# Ensuring the sale of premium quality products



## MrDeedz (10/8/17)

@ our Hosts and Admins Thank you for all your efforts.. Im sure this is going to be EPIC! Apologies if I AM ALWAYS The one to be a sour plum but what Controls do we have in place to ensure that our awesome Vendors are only selling premium quality products. Mainly Cotton, Batteries Juice and not fake.
I guess this where the TRUST plays a huge part with ecigssa hey

Reactions: Like 1 | Agree 1


----------



## Silver (10/8/17)

Am creating this thread to house a post that @MrDeedz asked in the VapeCon 2017 Specials thread.

Am going to move it here (it will appear above this one)

Then I will answer it below

Reactions: Like 2


----------



## Silver (10/8/17)

MrDeedz said:


> @ our Hosts and Admins Thank you for all your efforts.. Im sure this is going to be EPIC! Apologies if I AM ALWAYS The one to be a sour plum but what Controls do we have in place to ensure that our awesome Vendors are only selling premium quality products. Mainly Cotton, Batteries Juice and not fake.
> I guess this where the TRUST plays a huge part with ecigssa hey



Thanks for the question @MrDeedz

Have moved this out of the VapeCon 2017 specials thread and into a newly created thread in the "Who has stock" subforum in case vendors want to take part.

Firstly, you are welcome and let me say that the team has put in a LOT of work to get us to this point with VapeCon 2017. And you are right, it is going to be EPIC! You shall see 

Regarding what controls do we have in place to ensure that vendors are only selling premium quality products and not fake.

Well, let's just say from the outset that ECIGSSA is not an official accreditation body of any kind. And we do not make any claims that the vendors on the forum have had their businesses and products put through any formal testing or similar type of process.

However, we do take a fair amount of time in assessing vendors carefully before they are signed up as supporting vendors. We try assess various things in this process. Most of the time we get it right and sometimes there are a few exceptions - but after having done this for a few years, we do get better at it 

That's the first part.

Next is the community. All the members, such as yourself. This is a very important part. Nothing more powerful than observing how a vendor interacts within a community of passionate vapers that share a common goal. More importantly, how a vendor behaves over time. 1 year, 2 years and more... And especially when things go wrong and the "chips are down". One can quickly see who are the vendors that are not in it for the right reasons or are not in it for the longer term.

Now onto VapeCon 2017...

The majority of exhibitors at VapeCon 2017 are supporting vendors here. So we know them pretty well. And many of them have been here for a number of years. We have met and interacted with many of them on several occasions at past VapeCon events and VapeMeets. Those vendors are here to stay and here for the right reasons.

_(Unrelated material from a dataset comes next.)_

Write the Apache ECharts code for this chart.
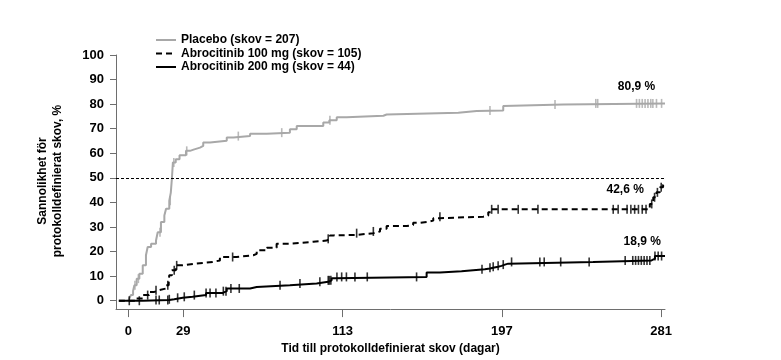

We think that the exhibitors at VapeCon are amongst the finest vaping vendors in South Africa. We highly doubt any of them would come to VapeCon and intentionally sell sub-standard or fake products. If they do, please let us know 

While we cannot _guarantee _that won't happen, we like to think that the exhibiting vendors at VapeCon have gone through quite a process over the past to get to this point.

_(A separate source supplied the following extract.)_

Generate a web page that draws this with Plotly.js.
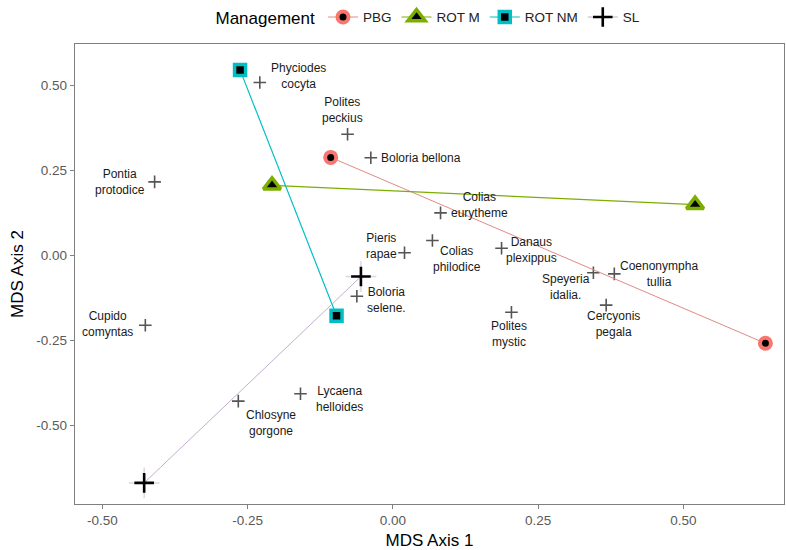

The commitment and effort shown thus far by the VapeCon exhibitors has been nothing but exemplary. So I can confidently say we are in for a big treat on the 26th of August.

Reactions: Like 2 | Winner 11


----------



## MrDeedz (11/8/17)

Wow now that's what you call a professional ethical response. I now know who wrote Obama's speeches... hes name is Silver 
Thank you oh wise one! 

& Together...

Reactions: Funny 1


----------